Passwords do need to be eliminated, but all the ideas you've cited as replacements are wrong. Passwords are not expensive to change. But they are prone to weak choices, compromise via reuse, and (most importantly) social engineering into disclosure to the wrong party (this encompasses phishing and a lot more).
Biometrics are not secrets whatsoever, and are not "something you have" unless you have a locally trusted digitization device whose sensors can't be tampored with to feed in prerecorded data. In the absense of that, they're a "something you know" that happens to be something everybody knows, and thus completely unsuitable for authentication. There is a trend to use tamper-resistant hardware to unlock the actual (non-user-facing) key/token stored inside it in response to biometric measurements (fingerprint and facial unlock of phones, etc.) but these are all defeatable with laughably bad fakes.
PINs work in a somewhat similar way, as a mechanism to unlock the real key/token, but use the tamper-resistant device to throttle against brute-forcing, so that you can get away with much shorter/simpler "something you know" secrets. These are less trivial to defeat, but still not strong. There will essentially always be attacks to bypass throttling or to extract all the data, at which point it can be quickly brute-forced on another machine.

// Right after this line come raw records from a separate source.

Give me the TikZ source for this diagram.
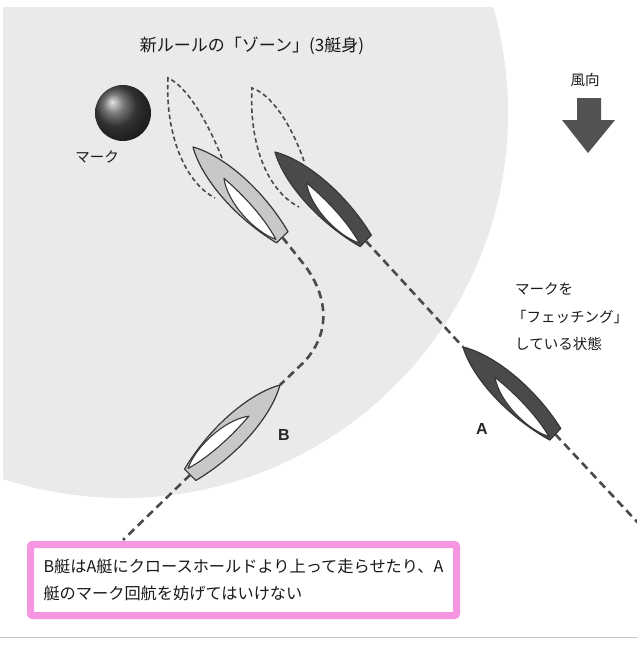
\documentclass[tikz,border=0pt]{standalone}
\usepackage{fontspec}
\setmainfont{Noto Sans CJK JP}
\newfontfamily\letterfont{Liberation Sans}
\definecolor{zonegray}{HTML}{EAEAEA}
\definecolor{hullline}{HTML}{363636}
\definecolor{lighthull}{HTML}{C8C8C8}
\definecolor{darkhull}{HTML}{4A4A4A}
\definecolor{trackgray}{HTML}{4A4A4A}
\definecolor{markerpink}{RGB}{246,150,226}
% one yacht: name, bow x, bow y, heading angle, hull colour
\newcommand\drawyacht[5]{%
  \begin{scope}[shift={(#2,#3)},rotate=#4]
    \coordinate (#1-bow) at (0,0);
    \coordinate (#1-stern) at (127,0);
    \filldraw[hull,fill=#5] (0,0) .. controls (28,16) and (80,20) .. (127,8)
      -- (127,-8) .. controls (80,-20) and (28,-16) .. (0,0) -- cycle;
    \filldraw[cockpit] (44,0) .. controls (64,15) and (104,16) .. (124,6)
      .. controls (100,-1) and (70,-2) .. (44,0) -- cycle;
  \end{scope}}
\begin{document}
\begin{tikzpicture}[x=1pt,y=-1pt,
  hull/.style={draw=hullline,line width=1.2pt,line join=round},
  cockpit/.style={draw=hullline,fill=white,line width=1.1pt,line join=round},
  track/.style={draw=trackgray,line width=2.6pt,dash pattern=on 8pt off 5pt},
  ghost/.style={draw=trackgray,line width=1.6pt,dash pattern=on 4.5pt off 3pt},
  jp/.style={font=\fontsize{14.5}{27.5}\selectfont,text=black!90,inner sep=0pt},
  boatlabel/.style={font=\letterfont\bfseries\fontsize{16}{16}\selectfont,text=black!85,inner sep=0pt},
  notebox/.style={draw=markerpink,line width=7pt,rounded corners=2pt,fill=white,
    minimum width=426pt,minimum height=71pt,inner xsep=13pt,inner ysep=0pt,
    align=left,text width=400pt,font=\fontsize{16.2}{27}\selectfont,text=black!90}]
\useasboundingbox (0,0) rectangle (637,648);
\fill[white] (0,0) rectangle (637,648);
% the three-length zone round the mark
\begin{scope}
  \clip (3,7) rectangle (637,648);
  \fill[zonegray] (123,113) circle[radius=385];
\end{scope}
\draw[gray!45,line width=1pt] (0,637) -- (637,637);

% title
\node[jp,font=\fontsize{17}{17}\selectfont] (title) at (252,46) {新ルールの「ゾーン」(3艇身)};

% the mark
\node[circle,minimum size=56pt,inner sep=0pt,shading=ball,ball color=black!72] (mark) at (123,113) {};
\node[jp] (marklabel) at (97,157) {マーク};

% wind direction
\node[jp] (windlabel) at (585,80) {風向};
\fill[black!68] (577,98) -- (601,98) -- (601,120) -- (615,120) -- (588,153)
  -- (562,120) -- (577,120) -- cycle;

% the yachts
\drawyacht{Bup}{193}{147}{-45.3}{lighthull}
\drawyacht{Aup}{275}{152}{-44.4}{darkhull}
\drawyacht{Alow}{463}{347}{-43.4}{darkhull}
\drawyacht{Blow}{280}{385}{-135}{lighthull}

% luffing outlines ahead of the upper yachts
\draw[ghost] (222,158) .. controls (206,118) and (186,86) .. (168,78)
  .. controls (165,132) and (184,182) .. (215,198);
\draw[ghost] (304,161) .. controls (290,121) and (270,94) .. (252,88)
  .. controls (249,142) and (266,190) .. (299,207);

% tracks
\draw[track] (Bup-stern) -- (302,262) .. controls (325,290) and (335,330) .. (303,363) -- (Blow-bow);
\coordinate (Bend) at (123,540);
\draw[track] (Blow-stern) -- (Bend);
\draw[track] (Aup-stern) -- (Alow-bow);
\coordinate (Aend) at (640,525);
\draw[track] (Alow-stern) -- (Aend);

% labels
\node[boatlabel] (labB) at (284,435) {B};
\node[boatlabel] (labA) at (482,429) {A};
\node[jp,align=left,anchor=north west] (fetch) at (512,283)
  {\hspace{3pt}マークを\\「フェッチング」\\\hspace{3pt}している状態};

% note
\node[notebox,anchor=north west] (note) at (27,541)
  {B艇はA艇にクロースホールドより上って走らせたり、A\\艇のマーク回航を妨げてはいけない};
\end{tikzpicture}
\end{document}
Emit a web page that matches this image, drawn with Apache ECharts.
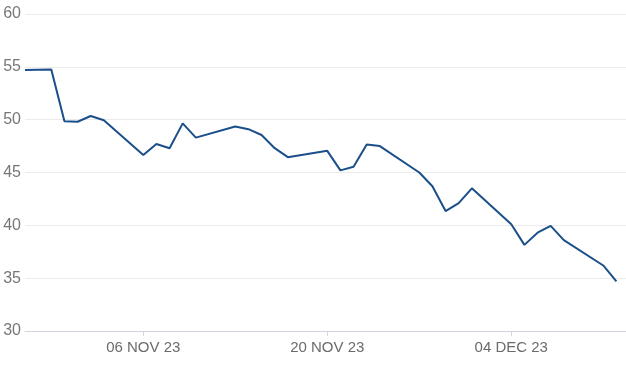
<!DOCTYPE html>
<html>
<head>
<meta charset="utf-8">
<script src="https://cdn.jsdelivr.net/npm/echarts@6/dist/echarts.min.js"></script>
<style>
html,body{margin:0;padding:0;background:#fff;}
#chart{width:626px;height:366px;}
</style>
</head>
<body>
<div id="chart"></div>
<script>
var dates = ['2023-10-28','2023-10-30','2023-10-31','2023-11-01','2023-11-02','2023-11-03',
  '2023-11-06','2023-11-07','2023-11-08','2023-11-09','2023-11-10',
  '2023-11-13','2023-11-14','2023-11-15','2023-11-16','2023-11-17',
  '2023-11-20','2023-11-21','2023-11-22','2023-11-23','2023-11-24',
  '2023-11-27','2023-11-28','2023-11-29','2023-11-30','2023-12-01',
  '2023-12-04','2023-12-05','2023-12-06','2023-12-07','2023-12-08',
  '2023-12-11','2023-12-12'];
var values = [54.7,54.75,49.85,49.8,50.35,49.95,
  46.65,47.7,47.3,49.65,48.3,
  49.35,49.1,48.55,47.3,46.45,
  47.05,45.2,45.55,47.65,47.5,
  45.0,43.7,41.35,42.1,43.5,
  40.1,38.15,39.3,39.95,38.6,
  36.2,34.7];
var tickDates = ['2023-11-06','2023-11-20','2023-12-04'];
var yTicks = [30,35,40,45,50,55,60];

var DAY = 86400000;
function dayNum(s){var p=s.split('-');return Math.round(Date.UTC(+p[0],+p[1]-1,+p[2])/DAY);}
var MONTHS = ['JAN','FEB','MAR','APR','MAY','JUN','JUL','AUG','SEP','OCT','NOV','DEC'];
function fmt(v){var d=new Date(Math.round(v)*DAY);var dd=('0'+d.getUTCDate()).slice(-2);return dd+' '+MONTHS[d.getUTCMonth()]+' '+String(d.getUTCFullYear()).slice(-2);}
var xMin = dayNum(dates[0]);
var xMax = xMin + 45.73;
var tickVals = tickDates.map(dayNum);

var chart = echarts.init(document.getElementById('chart'), null, {renderer:'canvas'});
chart.setOption({
  animation:false,
  backgroundColor:'#fff',
  grid:{left:25,right:0,top:14,bottom:35,containLabel:false},
  xAxis:{
    type:'value', min:xMin, max:xMax, scale:true,
    axisLine:{show:true,lineStyle:{color:'#d3d6de',width:1}},
    axisTick:{show:true,customValues:tickVals,length:5,lineStyle:{color:'#d3d6de'}},
    axisLabel:{customValues:tickVals,formatter:function(v){return fmt(v);},color:'#6b6b6b',fontSize:15,fontFamily:'Liberation Sans, Arial, sans-serif',margin:9,hideOverlap:false},
    splitLine:{show:false}
  },
  yAxis:{
    type:'value', min:yTicks[0], max:yTicks[yTicks.length-1], interval:5,
    axisLine:{show:false}, axisTick:{show:false},
    axisLabel:{color:'#777777',fontSize:16,fontFamily:'Liberation Sans, Arial, sans-serif',margin:4},
    splitLine:{show:true,lineStyle:{color:'#ebebeb',width:1}}
  },
  series:[{
    type:'line',
    data:dates.map(function(d,i){return [dayNum(d),values[i]];}),
    showSymbol:false,
    lineStyle:{color:'#1b4f8a',width:2},
    itemStyle:{color:'#1b4f8a'}
  }]
});
</script>
</body>
</html>
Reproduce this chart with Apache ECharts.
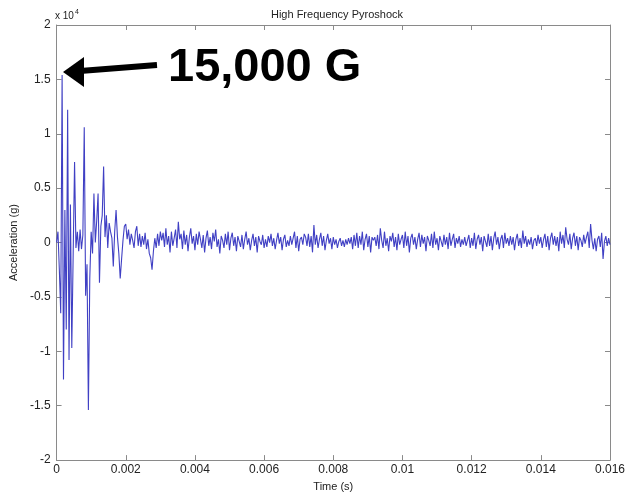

The right replacement for passwords is public key authentication, with the private key held in an isolated device (something you have) and protected by a passphrase (something you know). The only difference between this and PIN is the strength that the word "passphrase" is intended to convey: the derived symmetric key used to encrypt the private key is sufficiently strong that, even if device is stolen and all data extracted, it can't be brute forced. Users of such a system must know never to enter the passphrase anywhere but on the isolated device, and to revoke and regenerate keys if they suspect the passphrase has been disclosed.